Il nemico numero uno naturalmente è l’immenso e immondo campo nomadi di via di Salone, a quanto pare il più grande d’Europa. Qui vive in condizioni atroci una grandissima comunità di zingari: le casette prefabbricate sono distrutte, in mezzo al campo scorrono liquami maleodoranti, i bambini giocano nell’immondizia e non vanno a scuola. “Non c’è niente da fare – dice Franco Pirina – loro vogliono continuare a vivere così. Ammettono tranquillamente di stare bene così, nello schifo e nella libertà di fare quello che gli pare. E dal campo ogni giorno partono spedizioni di ladruncoli e di bambini che rovesciano i cassonetti cercando chissà cosa, nel campo si organizza la prostituzione, e ogni settimana da qui si alzano altissime colonne di fumo nero che intossicano tutto il quartiere, perché gli zingari bruciano qualsiasi cosa, copertoni, plastiche, robaccia. Insomma, noi di Ponte di Nona sentiamo il bisogno di difenderci da questa minaccia e da questo degrado”.

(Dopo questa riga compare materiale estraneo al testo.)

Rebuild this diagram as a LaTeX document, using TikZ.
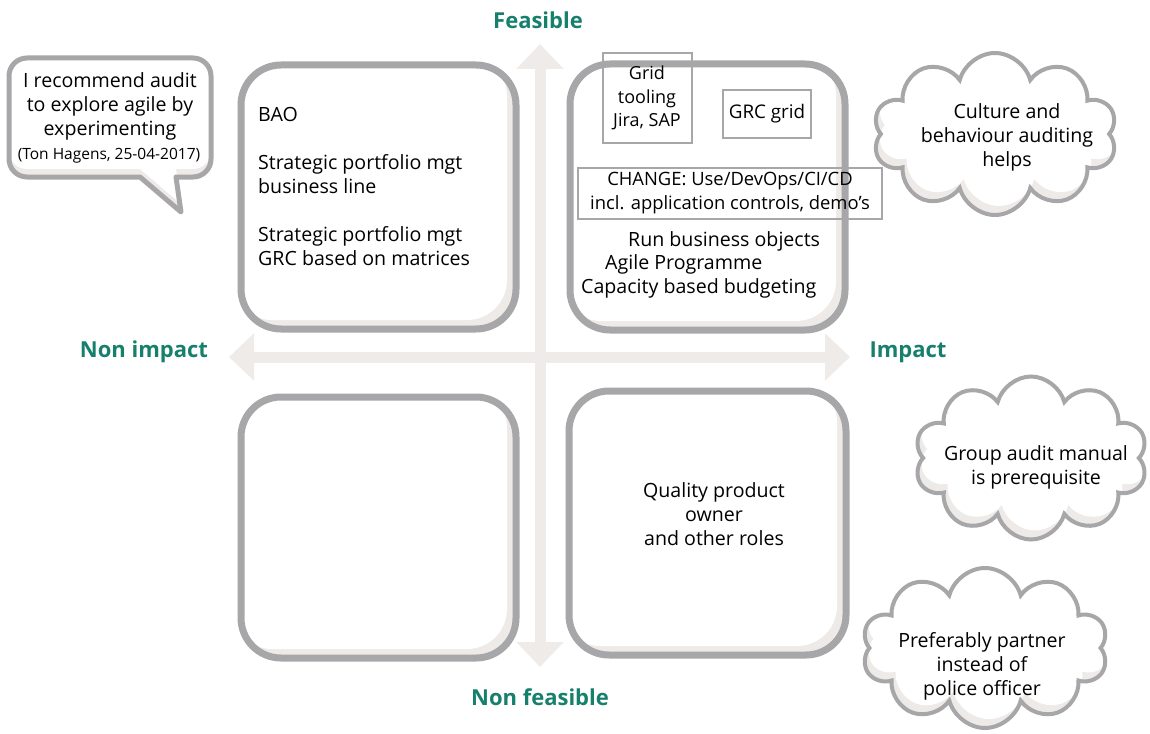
\documentclass[tikz,border=0pt]{standalone}
\usepackage{fontspec}
\setmainfont{Open Sans}
\usetikzlibrary{arrows.meta,shapes.symbols}

\definecolor{boxgray}{HTML}{A7A7A9}
\definecolor{shadegray}{HTML}{EDEAE8}
\definecolor{axisgray}{HTML}{EEEBE9}
\definecolor{labelgreen}{HTML}{17806D}

\begin{document}
\begin{tikzpicture}[x=1pt,y=-1pt,
		every node/.style={font=\fontsize{19.6}{24}\selectfont, inner sep=0pt},
		quad/.style={draw=boxgray, line width=7pt, rounded corners=40pt},
		axisline/.style={draw=axisgray, line width=11pt, arrows={Triangle[width=46pt,length=25pt]-Triangle[width=46pt,length=25pt]}},
		axislabel/.style={font=\fontsize{22}{24}\selectfont\bfseries, text=labelgreen},
		tagbox/.style={draw=boxgray, line width=2pt, align=center, font=\fontsize{18}{23.5}\selectfont},
		thought/.style={cloud, cloud puffs=10, cloud ignores aspect, minimum width=244pt, minimum height=162pt},
	]
		\useasboundingbox (0,0) rectangle (1150,733);

		% quadrants, light shade on the lower right inside
		\fill[shadegray, rounded corners=40pt] (241,65) rectangle (516,329);
		\fill[white, rounded corners=40pt, xshift=-9pt, yshift=9pt] (241,65) rectangle (516,329);
		\fill[shadegray, rounded corners=40pt] (570,64) rectangle (845,330);
		\fill[white, rounded corners=40pt, xshift=-9pt, yshift=9pt] (570,64) rectangle (845,330);
		\fill[shadegray, rounded corners=40pt] (241,397) rectangle (516,658);
		\fill[white, rounded corners=40pt, xshift=-9pt, yshift=9pt] (241,397) rectangle (516,658);
		\fill[shadegray, rounded corners=40pt] (569,391) rectangle (846,655);
		\fill[white, rounded corners=40pt, xshift=-9pt, yshift=9pt] (569,391) rectangle (846,655);

		\coordinate (up) at (540,44);
		\coordinate (down) at (540,667);
		\coordinate (west) at (229,357);
		\coordinate (east) at (850,357);
		\draw[axisline] (west) -- (east);
		\draw[axisline] (down) -- (up);

		\draw[quad] (241,65) rectangle (516,329);
		\draw[quad] (570,64) rectangle (845,330);
		\draw[quad] (241,397) rectangle (516,658);
		\draw[quad] (569,391) rectangle (846,655);

		\node[axislabel] (feasible) at (538,20) {Feasible};
		\node[axislabel] (nonfeasible) at (540,697) {Non feasible};
		\node[axislabel] (nonimpact) at (144,352) {Non impact};
		\node[axislabel] (impact) at (908,352) {Impact};

		\node[anchor=west] (bao) at (258,114) {BAO};
		\node[anchor=west, align=left] (portline) at (258,174) {Strategic portfolio mgt\\business line};
		\node[anchor=west, align=left] (portgrc) at (258,246) {Strategic portfolio mgt\\GRC based on matrices};

		\node[tagbox, minimum width=89pt, minimum height=90pt] (tooling) at (647,98) {Grid\\tooling\\Jira, SAP};
		\node[tagbox, font=\fontsize{18.8}{24}\selectfont, minimum width=88pt, minimum height=48pt] (grcgrid) at (767,114) {GRC grid};
		\node[tagbox, font=\fontsize{18.4}{24}\selectfont, minimum width=304pt, minimum height=51pt] (change) at (730,193) {CHANGE: Use/DevOps/CI/CD\\incl. application controls, demo’s};
		\node[anchor=west] (runobj) at (628,241) {Run business objects};
		\node[anchor=west] (agile) at (605,264) {Agile Programme};
		\node[anchor=west] (budget) at (581,288) {Capacity based budgeting};

		\node[align=center] (roles) at (714,514) {Quality product\\owner\\and other roles};

		% thought clouds
		\node[thought, fill=shadegray] at (995,134) {};
		\node[thought, fill=white, xshift=4pt, yshift=9pt] at (995,134) {};
		\node[thought, draw=boxgray, line width=4pt] (culture) at (995,134) {};
		\node[align=center] (culturetxt) at (1007,137) {Culture and\\behaviour auditing\\helps};

		\node[thought, minimum width=233pt, minimum height=163pt, fill=shadegray] at (1031,458) {};
		\node[thought, minimum width=233pt, minimum height=163pt, fill=white, xshift=4pt, yshift=9pt] at (1031,458) {};
		\node[thought, minimum width=233pt, minimum height=163pt, draw=boxgray, line width=4pt] (manual) at (1031,458) {};
		\node[align=center] (manualtxt) at (1036,467) {Group audit manual\\is prerequisite};

		\node[thought, minimum width=246pt, minimum height=160pt, fill=shadegray] at (985,648) {};
		\node[thought, minimum width=246pt, minimum height=160pt, fill=white, xshift=4pt, yshift=9pt] at (985,648) {};
		\node[thought, minimum width=246pt, minimum height=160pt, draw=boxgray, line width=4pt] (partner) at (985,648) {};
		\node[align=center] (partnertxt) at (982,666) {Preferably partner\\instead of\\police officer};

		% speech bubble
		\fill[shadegray] (181,212) -- (176,177) [rounded corners=18pt] -- (211,177) -- (211,58) -- (9,58) -- (9,177) [sharp corners] -- (140,177) -- cycle;
		\fill[white, yshift=8pt] (181,212) -- (176,177) [rounded corners=18pt] -- (211,177) -- (211,58) -- (9,58) -- (9,177) [sharp corners] -- (140,177) -- cycle;
		\draw[boxgray, line width=5pt, line join=round] (181,212) -- (176,177) [rounded corners=18pt] -- (211,177) -- (211,58) -- (9,58) -- (9,177) [sharp corners] -- (140,177) -- cycle;
		\node[align=center] (quote) at (110,106) {I recommend audit\\to explore agile by\\experimenting};
		\node[font=\fontsize{15.5}{16}\selectfont] (source) at (109,156) {(Ton Hagens, 25-04-2017)};
	\end{tikzpicture}
\end{document}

A quanto pare è un atteggiamento diffuso in varie zone (ma non in tutte, sia chiaro) della periferia romana: più la crisi morde, più cresce la sensazione di essere abbandonati dallo Stato, di essere in balìa delle forze del male, e così scatta il bisogno di autodifesa e a volte anche di contrattacco violento. Ci sono le banche a Ponte di Nona, è vero, ma aumentano anche i “Compro Oro”, le agenzie per le scommesse sportive e quelle per vendersi la casa, le piccole pizzerie al taglio dove svoltare il pranzo con due soldi. Il futuro spaventa, e ormai anche il presente spaventa, tutto spaventa chi vive sul bordo, tra le luci di un centro commerciale e il buio di un campo nomadi.